__Task prompt__. Leave the pictures out, and retype all of the material exactly as written.

__Data section__.

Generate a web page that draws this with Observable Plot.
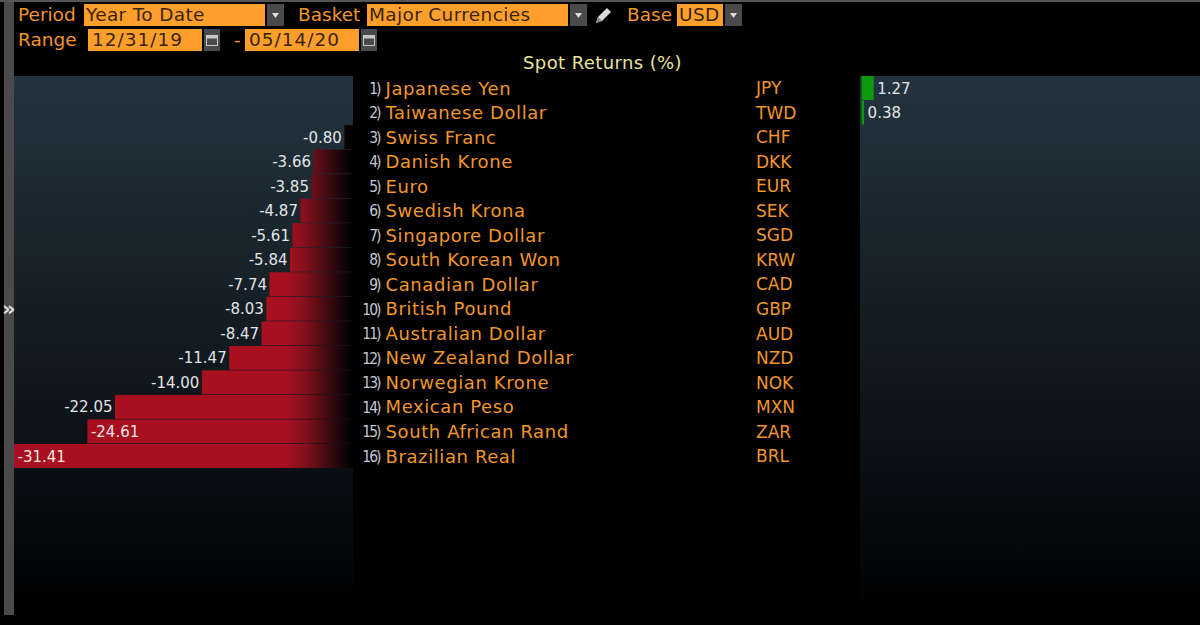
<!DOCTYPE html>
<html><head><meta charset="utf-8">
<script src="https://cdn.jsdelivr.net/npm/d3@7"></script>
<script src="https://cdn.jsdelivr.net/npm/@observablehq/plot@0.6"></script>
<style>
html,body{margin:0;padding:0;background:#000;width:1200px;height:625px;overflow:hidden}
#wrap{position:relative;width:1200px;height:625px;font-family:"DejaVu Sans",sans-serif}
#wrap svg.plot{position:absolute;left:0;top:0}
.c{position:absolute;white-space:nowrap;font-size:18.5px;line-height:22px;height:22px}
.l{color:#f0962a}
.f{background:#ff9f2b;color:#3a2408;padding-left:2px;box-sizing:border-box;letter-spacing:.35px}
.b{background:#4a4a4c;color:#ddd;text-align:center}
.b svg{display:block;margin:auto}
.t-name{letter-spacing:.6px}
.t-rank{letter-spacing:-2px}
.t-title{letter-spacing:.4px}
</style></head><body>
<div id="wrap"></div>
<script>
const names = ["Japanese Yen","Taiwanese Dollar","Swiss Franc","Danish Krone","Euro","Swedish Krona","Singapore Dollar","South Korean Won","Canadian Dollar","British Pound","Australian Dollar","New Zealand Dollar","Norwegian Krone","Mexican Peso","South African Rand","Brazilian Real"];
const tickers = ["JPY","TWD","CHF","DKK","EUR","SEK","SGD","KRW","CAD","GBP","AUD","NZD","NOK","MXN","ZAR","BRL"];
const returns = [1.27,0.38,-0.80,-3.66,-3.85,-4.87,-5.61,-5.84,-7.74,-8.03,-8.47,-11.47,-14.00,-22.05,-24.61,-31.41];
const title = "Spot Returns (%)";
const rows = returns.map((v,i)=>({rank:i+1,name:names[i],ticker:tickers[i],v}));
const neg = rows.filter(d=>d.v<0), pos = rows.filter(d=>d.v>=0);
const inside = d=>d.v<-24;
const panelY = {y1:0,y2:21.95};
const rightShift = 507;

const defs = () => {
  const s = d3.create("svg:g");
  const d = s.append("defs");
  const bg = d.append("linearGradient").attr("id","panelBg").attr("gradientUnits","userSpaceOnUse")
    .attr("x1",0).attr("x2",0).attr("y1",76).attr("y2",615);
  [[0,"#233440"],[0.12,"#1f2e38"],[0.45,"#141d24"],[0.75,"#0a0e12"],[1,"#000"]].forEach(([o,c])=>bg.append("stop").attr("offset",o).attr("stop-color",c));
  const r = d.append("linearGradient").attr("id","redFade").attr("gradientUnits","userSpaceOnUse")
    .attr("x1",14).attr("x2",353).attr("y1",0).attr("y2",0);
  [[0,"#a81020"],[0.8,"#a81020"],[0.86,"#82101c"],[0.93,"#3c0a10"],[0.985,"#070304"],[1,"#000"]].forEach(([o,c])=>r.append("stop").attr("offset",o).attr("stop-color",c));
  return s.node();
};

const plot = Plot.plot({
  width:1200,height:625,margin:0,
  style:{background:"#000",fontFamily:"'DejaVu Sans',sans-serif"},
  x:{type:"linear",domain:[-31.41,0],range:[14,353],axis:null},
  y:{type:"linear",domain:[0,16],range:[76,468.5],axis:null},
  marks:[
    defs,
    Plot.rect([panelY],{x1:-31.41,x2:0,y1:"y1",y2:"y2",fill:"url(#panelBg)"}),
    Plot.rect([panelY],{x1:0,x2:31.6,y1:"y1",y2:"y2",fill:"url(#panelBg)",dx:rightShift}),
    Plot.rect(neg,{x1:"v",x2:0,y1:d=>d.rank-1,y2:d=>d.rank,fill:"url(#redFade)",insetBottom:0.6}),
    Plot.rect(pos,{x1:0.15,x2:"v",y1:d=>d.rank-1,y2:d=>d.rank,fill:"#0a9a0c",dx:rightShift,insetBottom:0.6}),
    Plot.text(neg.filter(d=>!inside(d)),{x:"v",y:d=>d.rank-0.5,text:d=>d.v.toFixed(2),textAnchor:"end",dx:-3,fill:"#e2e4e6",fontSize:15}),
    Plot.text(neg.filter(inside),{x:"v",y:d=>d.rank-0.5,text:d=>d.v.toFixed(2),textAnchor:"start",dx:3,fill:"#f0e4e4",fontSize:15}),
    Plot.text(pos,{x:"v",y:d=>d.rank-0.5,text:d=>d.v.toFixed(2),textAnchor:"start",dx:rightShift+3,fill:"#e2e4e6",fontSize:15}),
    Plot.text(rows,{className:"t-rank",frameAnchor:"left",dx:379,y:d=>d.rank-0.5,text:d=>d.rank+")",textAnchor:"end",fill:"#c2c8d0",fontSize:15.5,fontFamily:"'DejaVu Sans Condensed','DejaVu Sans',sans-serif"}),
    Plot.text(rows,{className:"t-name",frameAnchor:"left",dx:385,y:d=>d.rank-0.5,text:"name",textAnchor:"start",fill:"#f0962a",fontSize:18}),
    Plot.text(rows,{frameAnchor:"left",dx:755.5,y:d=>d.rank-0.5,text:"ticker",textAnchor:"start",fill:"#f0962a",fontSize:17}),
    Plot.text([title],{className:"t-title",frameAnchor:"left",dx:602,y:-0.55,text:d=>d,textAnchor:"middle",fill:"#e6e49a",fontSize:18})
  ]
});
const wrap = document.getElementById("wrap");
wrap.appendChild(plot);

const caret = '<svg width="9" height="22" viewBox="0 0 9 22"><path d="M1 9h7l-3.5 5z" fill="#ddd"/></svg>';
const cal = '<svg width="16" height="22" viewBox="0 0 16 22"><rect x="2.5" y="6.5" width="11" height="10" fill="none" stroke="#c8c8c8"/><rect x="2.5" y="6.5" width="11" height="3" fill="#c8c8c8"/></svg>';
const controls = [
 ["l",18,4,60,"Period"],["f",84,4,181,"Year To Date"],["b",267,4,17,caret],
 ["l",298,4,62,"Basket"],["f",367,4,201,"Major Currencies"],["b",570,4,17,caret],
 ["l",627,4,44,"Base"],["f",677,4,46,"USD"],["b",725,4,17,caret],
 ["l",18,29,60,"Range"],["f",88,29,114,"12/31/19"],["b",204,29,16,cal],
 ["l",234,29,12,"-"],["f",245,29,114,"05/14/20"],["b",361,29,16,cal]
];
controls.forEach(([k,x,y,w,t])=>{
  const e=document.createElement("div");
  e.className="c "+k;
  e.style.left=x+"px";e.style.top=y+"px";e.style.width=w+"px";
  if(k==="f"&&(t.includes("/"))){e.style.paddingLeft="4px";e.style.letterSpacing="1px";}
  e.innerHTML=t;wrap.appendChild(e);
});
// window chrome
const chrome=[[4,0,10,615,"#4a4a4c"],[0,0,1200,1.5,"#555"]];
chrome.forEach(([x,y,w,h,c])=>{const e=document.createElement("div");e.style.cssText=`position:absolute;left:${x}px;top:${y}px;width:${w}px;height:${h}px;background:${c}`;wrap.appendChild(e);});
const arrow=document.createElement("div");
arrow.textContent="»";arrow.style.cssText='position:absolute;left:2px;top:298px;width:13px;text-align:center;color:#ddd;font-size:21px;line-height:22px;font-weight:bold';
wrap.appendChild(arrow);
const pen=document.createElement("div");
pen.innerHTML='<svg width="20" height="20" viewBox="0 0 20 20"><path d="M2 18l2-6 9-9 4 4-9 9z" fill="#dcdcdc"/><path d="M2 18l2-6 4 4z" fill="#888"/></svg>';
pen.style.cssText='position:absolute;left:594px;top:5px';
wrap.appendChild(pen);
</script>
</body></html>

__Right answer__.
Generate a web page that draws this with Observable Plot.
<!DOCTYPE html>
<html><head><meta charset="utf-8">
<script src="https://cdn.jsdelivr.net/npm/d3@7"></script>
<script src="https://cdn.jsdelivr.net/npm/@observablehq/plot@0.6"></script>
<style>
html,body{margin:0;padding:0;background:#000;width:1200px;height:625px;overflow:hidden}
#wrap{position:relative;width:1200px;height:625px;font-family:"DejaVu Sans",sans-serif}
#wrap svg.plot{position:absolute;left:0;top:0}
.c{position:absolute;white-space:nowrap;font-size:18.5px;line-height:22px;height:22px}
.l{color:#f0962a}
.f{background:#ff9f2b;color:#3a2408;padding-left:2px;box-sizing:border-box;letter-spacing:.35px}
.b{background:#4a4a4c;color:#ddd;text-align:center}
.b svg{display:block;margin:auto}
.t-name{letter-spacing:.6px}
.t-rank{letter-spacing:-2px}
.t-title{letter-spacing:.4px}
</style></head><body>
<div id="wrap"></div>
<script>
const names = ["Japanese Yen","Taiwanese Dollar","Swiss Franc","Danish Krone","Euro","Swedish Krona","Singapore Dollar","South Korean Won","Canadian Dollar","British Pound","Australian Dollar","New Zealand Dollar","Norwegian Krone","Mexican Peso","South African Rand","Brazilian Real"];
const tickers = ["JPY","TWD","CHF","DKK","EUR","SEK","SGD","KRW","CAD","GBP","AUD","NZD","NOK","MXN","ZAR","BRL"];
const returns = [1.27,0.38,-0.80,-3.66,-3.85,-4.87,-5.61,-5.84,-7.74,-8.03,-8.47,-11.47,-14.00,-22.05,-24.61,-31.41];
const title = "Spot Returns (%)";
const rows = returns.map((v,i)=>({rank:i+1,name:names[i],ticker:tickers[i],v}));
const neg = rows.filter(d=>d.v<0), pos = rows.filter(d=>d.v>=0);
const inside = d=>d.v<-24;
const panelY = {y1:0,y2:21.95};
const rightShift = 507;

const defs = () => {
  const s = d3.create("svg:g");
  const d = s.append("defs");
  const bg = d.append("linearGradient").attr("id","panelBg").attr("gradientUnits","userSpaceOnUse")
    .attr("x1",0).attr("x2",0).attr("y1",76).attr("y2",615);
  [[0,"#233440"],[0.12,"#1f2e38"],[0.45,"#141d24"],[0.75,"#0a0e12"],[1,"#000"]].forEach(([o,c])=>bg.append("stop").attr("offset",o).attr("stop-color",c));
  const r = d.append("linearGradient").attr("id","redFade").attr("gradientUnits","userSpaceOnUse")
    .attr("x1",14).attr("x2",353).attr("y1",0).attr("y2",0);
  [[0,"#a81020"],[0.8,"#a81020"],[0.86,"#82101c"],[0.93,"#3c0a10"],[0.985,"#070304"],[1,"#000"]].forEach(([o,c])=>r.append("stop").attr("offset",o).attr("stop-color",c));
  return s.node();
};

const plot = Plot.plot({
  width:1200,height:625,margin:0,
  style:{background:"#000",fontFamily:"'DejaVu Sans',sans-serif"},
  x:{type:"linear",domain:[-31.41,0],range:[14,353],axis:null},
  y:{type:"linear",domain:[0,16],range:[76,468.5],axis:null},
  marks:[
    defs,
    Plot.rect([panelY],{x1:-31.41,x2:0,y1:"y1",y2:"y2",fill:"url(#panelBg)"}),
    Plot.rect([panelY],{x1:0,x2:31.6,y1:"y1",y2:"y2",fill:"url(#panelBg)",dx:rightShift}),
    Plot.rect(neg,{x1:"v",x2:0,y1:d=>d.rank-1,y2:d=>d.rank,fill:"url(#redFade)",insetBottom:0.6}),
    Plot.rect(pos,{x1:0.15,x2:"v",y1:d=>d.rank-1,y2:d=>d.rank,fill:"#0a9a0c",dx:rightShift,insetBottom:0.6}),
    Plot.text(neg.filter(d=>!inside(d)),{x:"v",y:d=>d.rank-0.5,text:d=>d.v.toFixed(2),textAnchor:"end",dx:-3,fill:"#e2e4e6",fontSize:15}),
    Plot.text(neg.filter(inside),{x:"v",y:d=>d.rank-0.5,text:d=>d.v.toFixed(2),textAnchor:"start",dx:3,fill:"#f0e4e4",fontSize:15}),
    Plot.text(pos,{x:"v",y:d=>d.rank-0.5,text:d=>d.v.toFixed(2),textAnchor:"start",dx:rightShift+3,fill:"#e2e4e6",fontSize:15}),
    Plot.text(rows,{className:"t-rank",frameAnchor:"left",dx:379,y:d=>d.rank-0.5,text:d=>d.rank+")",textAnchor:"end",fill:"#c2c8d0",fontSize:15.5,fontFamily:"'DejaVu Sans Condensed','DejaVu Sans',sans-serif"}),
    Plot.text(rows,{className:"t-name",frameAnchor:"left",dx:385,y:d=>d.rank-0.5,text:"name",textAnchor:"start",fill:"#f0962a",fontSize:18}),
    Plot.text(rows,{frameAnchor:"left",dx:755.5,y:d=>d.rank-0.5,text:"ticker",textAnchor:"start",fill:"#f0962a",fontSize:17}),
    Plot.text([title],{className:"t-title",frameAnchor:"left",dx:602,y:-0.55,text:d=>d,textAnchor:"middle",fill:"#e6e49a",fontSize:18})
  ]
});
const wrap = document.getElementById("wrap");
wrap.appendChild(plot);

const caret = '<svg width="9" height="22" viewBox="0 0 9 22"><path d="M1 9h7l-3.5 5z" fill="#ddd"/></svg>';
const cal = '<svg width="16" height="22" viewBox="0 0 16 22"><rect x="2.5" y="6.5" width="11" height="10" fill="none" stroke="#c8c8c8"/><rect x="2.5" y="6.5" width="11" height="3" fill="#c8c8c8"/></svg>';
const controls = [
 ["l",18,4,60,"Period"],["f",84,4,181,"Year To Date"],["b",267,4,17,caret],
 ["l",298,4,62,"Basket"],["f",367,4,201,"Major Currencies"],["b",570,4,17,caret],
 ["l",627,4,44,"Base"],["f",677,4,46,"USD"],["b",725,4,17,caret],
 ["l",18,29,60,"Range"],["f",88,29,114,"12/31/19"],["b",204,29,16,cal],
 ["l",234,29,12,"-"],["f",245,29,114,"05/14/20"],["b",361,29,16,cal]
];
controls.forEach(([k,x,y,w,t])=>{
  const e=document.createElement("div");
  e.className="c "+k;
  e.style.left=x+"px";e.style.top=y+"px";e.style.width=w+"px";
  if(k==="f"&&(t.includes("/"))){e.style.paddingLeft="4px";e.style.letterSpacing="1px";}
  e.innerHTML=t;wrap.appendChild(e);
});
// window chrome
const chrome=[[4,0,10,615,"#4a4a4c"],[0,0,1200,1.5,"#555"]];
chrome.forEach(([x,y,w,h,c])=>{const e=document.createElement("div");e.style.cssText=`position:absolute;left:${x}px;top:${y}px;width:${w}px;height:${h}px;background:${c}`;wrap.appendChild(e);});
const arrow=document.createElement("div");
arrow.textContent="»";arrow.style.cssText='position:absolute;left:2px;top:298px;width:13px;text-align:center;color:#ddd;font-size:21px;line-height:22px;font-weight:bold';
wrap.appendChild(arrow);
const pen=document.createElement("div");
pen.innerHTML='<svg width="20" height="20" viewBox="0 0 20 20"><path d="M2 18l2-6 9-9 4 4-9 9z" fill="#dcdcdc"/><path d="M2 18l2-6 4 4z" fill="#888"/></svg>';
pen.style.cssText='position:absolute;left:594px;top:5px';
wrap.appendChild(pen);
</script>
</body></html>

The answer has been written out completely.